Lidamos hoje da mesma forma que em 2013. Por exemplo, a gente tenta parceria com o MTST (Movimento dos Trabalhadores Sem Teto). Parceria, que eu digo, é um apoio nas lutas. Eles têm os métodos deles, a forma de se organizar. A gente respeita, mas a nossa maneira… Claro que é uma utopia na sociedade capitalista, mas o horizonte é a horizontalidade. 

O MPL continua focado na questão do passe livre?

O movimento é por transporte público. A gente consegue aglutinar um número de militantes que têm consenso nesse ponto. São militantes de esquerda, desde anarquistas até social-democratas. Isso não significa que esses militantes não atuem em outras pautas, mas quando atua enquanto MPL é pelo transporte, pelo direito à cidade.

E qual a agenda do MPL nesse momento?

Existe uma agenda, mas também existe a conjuntura nacional: um momento de ataque contra as leis trabalhistas, a questão da Previdência. Isso deixa a pauta do transporte, de certa forma, em uma posição secundária.

A gente pretende convocar atos, mas esses atos têm de ser construídos, com muito trabalho de base. Não basta só chamar o ato, que ele não acontece. A gente está indo quase todo dia nas periferias, tentando construir para ver se conseguimos fazer uma mobilização grande ainda esse ano.

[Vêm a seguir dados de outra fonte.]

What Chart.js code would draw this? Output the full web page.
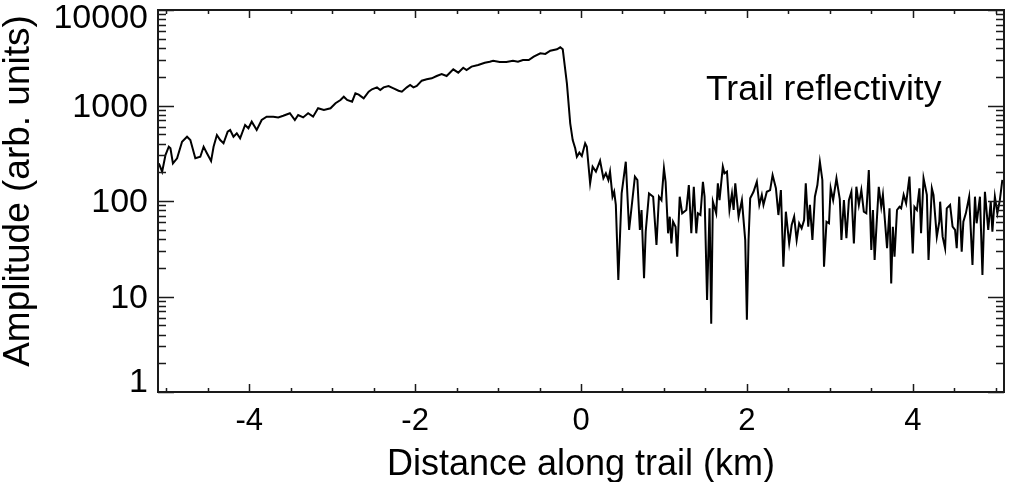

O MPL pretende se somar de alguma forma a outras bandeiras, como a que defende a convocação de eleições diretas?

Não significa que não há militantes que defendam “diretas já”, mas como movimento que luta por transporte, dificulta. É claro que um dos objetivos do movimento é que com a mobilização do transporte surjam outras mobilizações. Uma coisa está ligada na outra.  A pauta do transporte pode ser utilizada para ser um combustível nas outras lutas, na questão de todos os ataques que a classe trabalhadora vem sofrendo.